start

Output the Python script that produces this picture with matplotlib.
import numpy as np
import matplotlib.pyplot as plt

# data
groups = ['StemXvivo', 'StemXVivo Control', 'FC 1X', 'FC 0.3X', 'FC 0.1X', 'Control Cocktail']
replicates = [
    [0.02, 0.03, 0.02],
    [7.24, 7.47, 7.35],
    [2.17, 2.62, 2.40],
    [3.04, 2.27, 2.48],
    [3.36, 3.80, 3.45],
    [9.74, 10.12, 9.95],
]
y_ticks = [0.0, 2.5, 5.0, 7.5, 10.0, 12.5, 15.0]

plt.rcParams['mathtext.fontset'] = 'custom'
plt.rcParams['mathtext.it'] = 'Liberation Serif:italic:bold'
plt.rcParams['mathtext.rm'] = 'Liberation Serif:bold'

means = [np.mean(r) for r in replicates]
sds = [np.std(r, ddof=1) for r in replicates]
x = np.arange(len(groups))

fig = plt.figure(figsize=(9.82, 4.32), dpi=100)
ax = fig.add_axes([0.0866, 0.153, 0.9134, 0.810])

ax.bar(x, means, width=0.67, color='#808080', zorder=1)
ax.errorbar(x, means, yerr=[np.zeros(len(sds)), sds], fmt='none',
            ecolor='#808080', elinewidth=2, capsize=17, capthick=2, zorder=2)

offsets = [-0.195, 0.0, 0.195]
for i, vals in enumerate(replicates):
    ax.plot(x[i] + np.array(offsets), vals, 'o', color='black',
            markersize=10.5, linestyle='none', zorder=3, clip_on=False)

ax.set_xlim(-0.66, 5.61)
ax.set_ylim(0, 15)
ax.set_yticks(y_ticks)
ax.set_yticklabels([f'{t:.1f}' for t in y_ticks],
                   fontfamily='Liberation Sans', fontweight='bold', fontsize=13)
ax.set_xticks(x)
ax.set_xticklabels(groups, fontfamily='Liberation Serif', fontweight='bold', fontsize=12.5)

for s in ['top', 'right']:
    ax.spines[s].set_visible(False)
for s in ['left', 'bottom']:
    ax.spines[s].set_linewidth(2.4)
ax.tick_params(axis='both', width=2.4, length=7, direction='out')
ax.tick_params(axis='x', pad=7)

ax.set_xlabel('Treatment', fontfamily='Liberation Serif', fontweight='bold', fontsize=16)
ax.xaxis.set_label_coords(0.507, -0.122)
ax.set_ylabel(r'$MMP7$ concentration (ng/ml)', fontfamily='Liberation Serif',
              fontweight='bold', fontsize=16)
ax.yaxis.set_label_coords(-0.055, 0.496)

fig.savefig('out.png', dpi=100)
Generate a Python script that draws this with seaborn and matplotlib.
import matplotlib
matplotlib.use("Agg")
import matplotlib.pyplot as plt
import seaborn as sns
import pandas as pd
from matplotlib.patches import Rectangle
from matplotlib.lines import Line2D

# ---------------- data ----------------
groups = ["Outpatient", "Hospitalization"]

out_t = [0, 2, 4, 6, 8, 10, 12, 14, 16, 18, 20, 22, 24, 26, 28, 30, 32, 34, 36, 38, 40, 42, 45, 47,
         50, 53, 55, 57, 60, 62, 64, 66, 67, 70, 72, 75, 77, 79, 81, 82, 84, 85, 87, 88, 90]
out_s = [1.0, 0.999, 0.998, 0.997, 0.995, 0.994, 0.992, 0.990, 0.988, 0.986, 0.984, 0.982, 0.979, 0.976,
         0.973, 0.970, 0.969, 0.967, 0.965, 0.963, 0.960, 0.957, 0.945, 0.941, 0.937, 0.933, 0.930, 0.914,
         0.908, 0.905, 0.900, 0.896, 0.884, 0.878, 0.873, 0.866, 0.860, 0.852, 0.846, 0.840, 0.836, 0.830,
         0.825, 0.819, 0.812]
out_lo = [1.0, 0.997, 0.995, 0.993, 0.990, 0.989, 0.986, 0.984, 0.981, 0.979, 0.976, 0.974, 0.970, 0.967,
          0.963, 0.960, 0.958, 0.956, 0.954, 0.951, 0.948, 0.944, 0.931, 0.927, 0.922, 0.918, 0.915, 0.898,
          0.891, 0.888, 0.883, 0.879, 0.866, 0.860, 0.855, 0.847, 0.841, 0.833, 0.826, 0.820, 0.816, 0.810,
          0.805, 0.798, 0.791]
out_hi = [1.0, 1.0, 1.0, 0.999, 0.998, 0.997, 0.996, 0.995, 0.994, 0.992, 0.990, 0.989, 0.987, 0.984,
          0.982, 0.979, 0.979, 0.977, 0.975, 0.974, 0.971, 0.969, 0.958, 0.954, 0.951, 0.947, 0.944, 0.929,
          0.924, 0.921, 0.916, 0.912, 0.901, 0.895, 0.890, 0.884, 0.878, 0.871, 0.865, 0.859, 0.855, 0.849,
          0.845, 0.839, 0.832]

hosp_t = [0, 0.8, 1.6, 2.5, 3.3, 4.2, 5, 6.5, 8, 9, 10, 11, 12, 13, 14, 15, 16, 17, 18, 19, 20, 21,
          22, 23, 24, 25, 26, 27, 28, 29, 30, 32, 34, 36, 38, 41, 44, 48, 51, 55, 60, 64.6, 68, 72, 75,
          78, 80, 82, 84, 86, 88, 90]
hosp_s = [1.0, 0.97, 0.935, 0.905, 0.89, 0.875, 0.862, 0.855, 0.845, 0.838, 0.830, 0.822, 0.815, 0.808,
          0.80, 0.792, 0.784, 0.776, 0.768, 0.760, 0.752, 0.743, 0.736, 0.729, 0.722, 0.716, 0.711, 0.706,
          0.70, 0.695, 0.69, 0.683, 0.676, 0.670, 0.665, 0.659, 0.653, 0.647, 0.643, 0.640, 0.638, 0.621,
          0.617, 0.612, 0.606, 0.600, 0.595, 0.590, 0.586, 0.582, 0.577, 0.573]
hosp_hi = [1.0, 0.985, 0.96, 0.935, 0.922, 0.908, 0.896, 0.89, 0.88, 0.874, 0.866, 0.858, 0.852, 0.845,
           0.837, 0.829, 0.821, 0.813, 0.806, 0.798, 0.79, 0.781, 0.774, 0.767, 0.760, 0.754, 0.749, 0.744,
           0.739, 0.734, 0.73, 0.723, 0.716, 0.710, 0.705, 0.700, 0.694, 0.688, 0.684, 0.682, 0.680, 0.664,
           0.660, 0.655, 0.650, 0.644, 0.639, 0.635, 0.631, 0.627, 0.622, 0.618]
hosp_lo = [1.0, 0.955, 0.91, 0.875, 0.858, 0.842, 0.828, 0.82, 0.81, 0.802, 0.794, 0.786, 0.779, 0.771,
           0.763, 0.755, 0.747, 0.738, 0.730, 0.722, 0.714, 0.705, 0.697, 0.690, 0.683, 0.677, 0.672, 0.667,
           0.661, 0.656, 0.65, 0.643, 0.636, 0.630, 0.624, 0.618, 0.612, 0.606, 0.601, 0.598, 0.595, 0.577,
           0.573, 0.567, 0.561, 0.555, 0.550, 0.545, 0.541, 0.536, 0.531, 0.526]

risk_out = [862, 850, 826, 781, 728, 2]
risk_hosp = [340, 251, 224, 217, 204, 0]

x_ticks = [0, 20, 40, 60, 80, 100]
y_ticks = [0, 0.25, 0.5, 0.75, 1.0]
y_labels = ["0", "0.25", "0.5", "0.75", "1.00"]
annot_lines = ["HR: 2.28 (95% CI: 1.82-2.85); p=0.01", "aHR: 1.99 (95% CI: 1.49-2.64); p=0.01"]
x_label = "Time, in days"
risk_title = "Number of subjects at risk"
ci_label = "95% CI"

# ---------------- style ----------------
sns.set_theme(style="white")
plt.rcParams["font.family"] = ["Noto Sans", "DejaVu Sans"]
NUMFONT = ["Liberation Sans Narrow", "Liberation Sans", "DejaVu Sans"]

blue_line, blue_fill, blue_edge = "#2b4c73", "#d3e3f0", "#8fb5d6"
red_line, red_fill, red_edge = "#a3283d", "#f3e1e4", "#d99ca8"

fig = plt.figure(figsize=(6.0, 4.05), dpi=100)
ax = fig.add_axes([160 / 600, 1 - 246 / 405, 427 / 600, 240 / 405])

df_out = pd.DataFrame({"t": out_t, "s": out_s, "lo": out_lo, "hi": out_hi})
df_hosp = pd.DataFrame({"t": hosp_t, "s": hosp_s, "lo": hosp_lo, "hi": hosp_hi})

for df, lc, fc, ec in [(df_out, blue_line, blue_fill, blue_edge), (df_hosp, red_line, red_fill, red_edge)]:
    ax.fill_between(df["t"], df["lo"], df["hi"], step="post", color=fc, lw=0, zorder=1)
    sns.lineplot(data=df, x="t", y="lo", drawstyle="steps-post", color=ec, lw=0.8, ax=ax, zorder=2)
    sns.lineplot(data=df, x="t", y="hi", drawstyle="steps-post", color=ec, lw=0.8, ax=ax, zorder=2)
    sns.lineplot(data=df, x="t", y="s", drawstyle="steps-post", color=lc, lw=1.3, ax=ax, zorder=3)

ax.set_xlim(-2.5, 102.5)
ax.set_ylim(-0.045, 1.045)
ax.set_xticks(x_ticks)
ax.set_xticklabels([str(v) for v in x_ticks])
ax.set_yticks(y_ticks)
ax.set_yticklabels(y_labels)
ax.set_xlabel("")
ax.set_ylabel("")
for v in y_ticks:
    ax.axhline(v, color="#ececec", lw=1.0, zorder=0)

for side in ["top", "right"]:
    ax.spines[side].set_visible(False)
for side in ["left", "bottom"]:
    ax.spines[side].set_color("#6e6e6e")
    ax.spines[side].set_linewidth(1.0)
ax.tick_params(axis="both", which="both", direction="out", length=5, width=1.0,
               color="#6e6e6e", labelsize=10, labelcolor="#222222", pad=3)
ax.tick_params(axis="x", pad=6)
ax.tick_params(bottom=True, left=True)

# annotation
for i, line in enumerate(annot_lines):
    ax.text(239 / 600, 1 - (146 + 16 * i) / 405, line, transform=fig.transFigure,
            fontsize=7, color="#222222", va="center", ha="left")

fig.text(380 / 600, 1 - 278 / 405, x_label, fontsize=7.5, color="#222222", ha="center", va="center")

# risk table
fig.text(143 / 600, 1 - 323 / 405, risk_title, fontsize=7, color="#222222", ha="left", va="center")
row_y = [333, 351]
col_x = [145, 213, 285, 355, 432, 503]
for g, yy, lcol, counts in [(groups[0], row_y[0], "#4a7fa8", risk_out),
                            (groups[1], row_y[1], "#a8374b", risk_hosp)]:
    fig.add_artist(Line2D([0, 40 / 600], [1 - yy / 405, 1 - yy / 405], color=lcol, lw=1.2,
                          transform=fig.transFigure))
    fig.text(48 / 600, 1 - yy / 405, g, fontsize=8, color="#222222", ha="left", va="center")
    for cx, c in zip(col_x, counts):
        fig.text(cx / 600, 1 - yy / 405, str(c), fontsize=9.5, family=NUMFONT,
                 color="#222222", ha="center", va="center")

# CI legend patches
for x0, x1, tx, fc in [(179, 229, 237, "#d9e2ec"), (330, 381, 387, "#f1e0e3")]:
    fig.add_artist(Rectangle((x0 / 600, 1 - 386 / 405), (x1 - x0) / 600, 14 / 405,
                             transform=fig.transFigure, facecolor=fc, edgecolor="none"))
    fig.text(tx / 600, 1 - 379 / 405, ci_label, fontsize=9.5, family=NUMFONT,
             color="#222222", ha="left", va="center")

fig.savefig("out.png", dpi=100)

end

■ Short exercise ■
From the data above, show each line that contains "script".

■ Task output ■
Output the Python script that produces this picture with matplotlib.
Generate a Python script that draws this with seaborn and matplotlib.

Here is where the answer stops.